= Sleep onset latency =

Quantitative measure of the tendency to fall asleep

MSLT Scores
| Minutes | Sleepiness |
| 0–5 | Severe |
| 5–10 | Troublesome |
| 10–15 | Manageable |
| 15–20 | Excellent |
A sleep onset latency of 0 to 5 minutes means severe sleep deprivation, 5 to 10 minutes is "troublesome", 10 to 15 minutes indicates a mild but "manageable" degree of sleep debt, and 15 to 20 minutes is indicative of "little or no" sleep debt.

In sleep science, sleep onset latency (SOL) is the length of time that it takes to accomplish the transition from full wakefulness to sleep, normally to the lightest of the non-REM sleep stages.

==Sleep latency studies==
Pioneering Stanford University sleep researcher William C. Dement reports the early development of the concept, and of the first test for it, the Multiple Sleep Latency Test (MSLT), in his book The Promise of Sleep. Dement and colleagues including Mary Carskadon had been seeking an objective measure of daytime sleepiness to help assess the effects of sleep disorders. In the course of evaluating experimental results, they realized that the amount of time it took to fall asleep in bed was closely linked to the subjects' own self-evaluated level of sleepiness. "This may not seem like an earthshaking epiphany, but conceiving and developing an objective measure of sleepiness was perhaps one of the most important advances in sleep science," Dement and coauthor Christopher Vaughn write of the discovery.

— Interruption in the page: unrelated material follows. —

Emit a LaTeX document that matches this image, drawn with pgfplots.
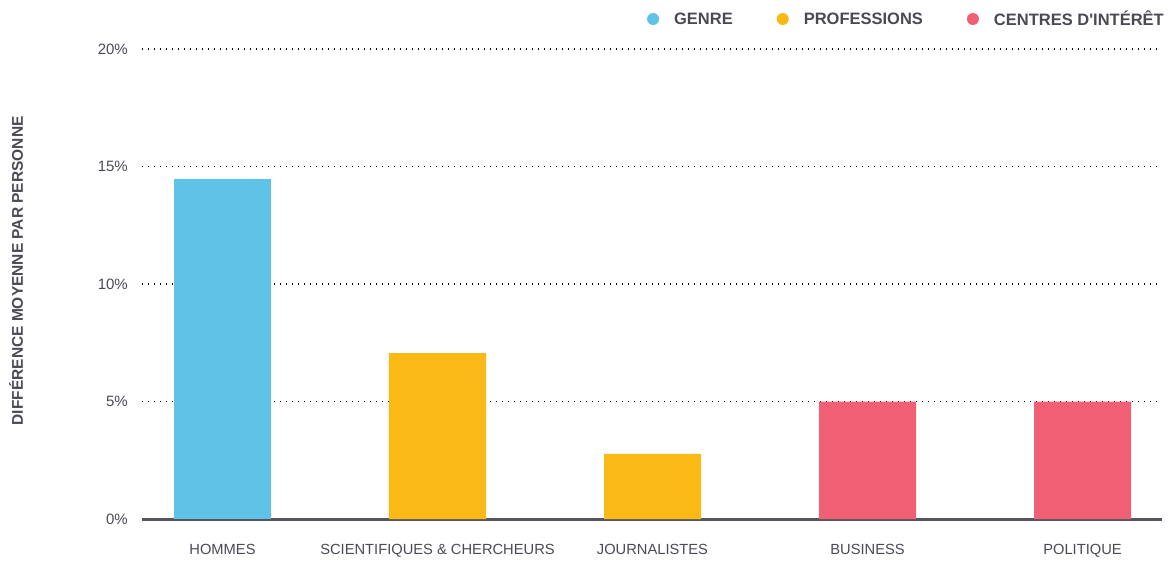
\documentclass[border=0pt]{standalone}
\usepackage{fontspec}
\setmainfont{Liberation Sans}
\usepackage{pgfplots}
\pgfplotsset{compat=1.18}
\definecolor{genre}{HTML}{5EC3E6}
\definecolor{prof}{HTML}{FBB915}
\definecolor{interet}{HTML}{F05F74}
\definecolor{txt}{HTML}{4A4A55}
\definecolor{baseln}{HTML}{55555F}

\begin{document}
\begin{tikzpicture}
\begin{axis}[
  name=ax,
  scale only axis,
  width=1020pt, height=470pt,
  xmin=-0.3744, xmax=4.3698,
  ymin=0, ymax=20,
  ybar,
  axis x line*=bottom, axis y line*=left,
  y axis line style={draw=none},
  x axis line style={draw=baseln, line width=3pt},
  tick style={draw=none},
  major tick length=0pt,
  xtick={0,1,2,3,4},
  xticklabels={HOMMES, SCIENTIFIQUES \& CHERCHEURS, JOURNALISTES, BUSINESS, POLITIQUE},
  xticklabel style={anchor=base, yshift=-35pt, font=\fontsize{14.7}{17}\selectfont, text=txt},
  ytick={0,5,10,15,20},
  yticklabels={0\%,5\%,10\%,15\%,20\%},
  yticklabel style={anchor=east, inner sep=0pt, xshift=-14pt, font=\fontsize{15}{18}\selectfont, text=txt},
  ymajorgrids,
  major grid style={black, line width=1.3pt, dash pattern=on 1.3pt off 4.7pt},
  ylabel={DIFFÉRENCE MOYENNE PAR PERSONNE},
  ylabel style={at={(axis description cs:-0.1235,0.528)}, anchor=center, font=\fontsize{15.5}{18}\selectfont\bfseries, text=txt},
  legend image code/.code={\fill[#1, draw=none] (0pt,0pt) circle (6pt);},
  legend columns=3,
  legend style={draw=none, fill=none, inner sep=0pt, at={(axis description cs:1,1)}, anchor=east, yshift=30pt, xshift=4pt,
    font=\fontsize{16.5}{19}\selectfont\bfseries, text=txt,
    cells={inner xsep=0pt},
    /tikz/every odd column/.append style={column sep=13pt},
    /tikz/every even column/.append style={column sep=42pt}},
]
\addlegendimage{fill=genre, draw=none}
\addlegendentry{GENRE}
\addlegendimage{fill=prof, draw=none}
\addlegendentry{PROFESSIONS}
\addlegendimage{fill=interet, draw=none}
\addlegendentry{CENTRES D\textquotesingle INTÉRÊT}
\addplot[fill=genre, draw=none, bar width=97pt, bar shift=0pt, forget plot] coordinates {(0,14.45)};
\addplot[fill=prof, draw=none, bar width=97pt, bar shift=0pt, forget plot] coordinates {(1,7.06) (2,2.77)};
\addplot[fill=interet, draw=none, bar width=97pt, bar shift=0pt, forget plot] coordinates {(3,5.0) (4,5.0)};
\end{axis}
\path ([xshift=-142pt,yshift=-38pt]ax.south west) rectangle ([xshift=8pt,yshift=49pt]ax.north east);
\end{tikzpicture}
\end{document}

When they initially developed the MSLT, Dement and others put subjects in a quiet, dark room with a bed and asked them to lie down, close their eyes and relax. They noted the number of minutes, ranging from 0 to 20, that it took a subject to fall asleep. If a volunteer was still awake after 20 minutes, the experiment was ended and the subject given a maximal alertness/minimal sleepiness rating. When scientists deprived subjects of sleep, they found sleep latency levels could drop below 1, i.e., subjects could fall asleep in less than a minute. The amount of sleep loss was directly linked to changes in sleep latency scores.

The studies eventually led Dement and Carskadon to conclude that "the brain keeps an exact accounting of how much sleep it is owed". Not getting enough sleep during any given period of time leads to a phenomenon called sleep debt, which lowers sleep latency scores and makes sleep-deprived individuals fall asleep more quickly.

==Home testing of sleep latency==
For home-testing for an unusually low sleep latency and potential sleep deprivation, the authors point to a technique developed by Nathaniel Kleitman, the "father of sleep research". The subject reclines in a quiet, darkened room and drapes a hand holding a spoon over the edge of the bed or chair, placing a plate on the floor beneath the spoon. After checking the time, the subject tries to relax and fall asleep. When sleep is attained, the spoon will fall and strike the plate, awakening the subject, who then checks to see how much time has passed. The number of minutes passed is the sleep onset latency at that particular hour on that particular day.

Dement advises against doing these evaluations at night when sleep onset latency can naturally be lower, particularly in older people. Instead, he suggests testing sleep onset latency during the day, ideally at 10:00 a.m., 12:30 p.m. and 3:00 p.m. A sleep onset latency of 0 to 5 minutes indicates severe sleep deprivation, 5 to 10 minutes is "troublesome", 10 to 15 minutes indicates a mild but "manageable" degree of sleep debt, and 15 to 20 minutes is indicative of "little or no" sleep debt

==Biomarkers of sleepiness==
Contemporary sleep researchers, including Paul Shaw of Washington University School of Medicine in St. Louis, have been pursuing the development of biological indicators, or biomarkers, of sleepiness. In December 2006, Shaw reported online in The Proceedings of the National Academy of Sciences that his lab had shown that levels of amylase increased in fruit fly saliva when the flies were sleep-deprived. He then showed that human amylase also increased as human subjects were deprived of sleep.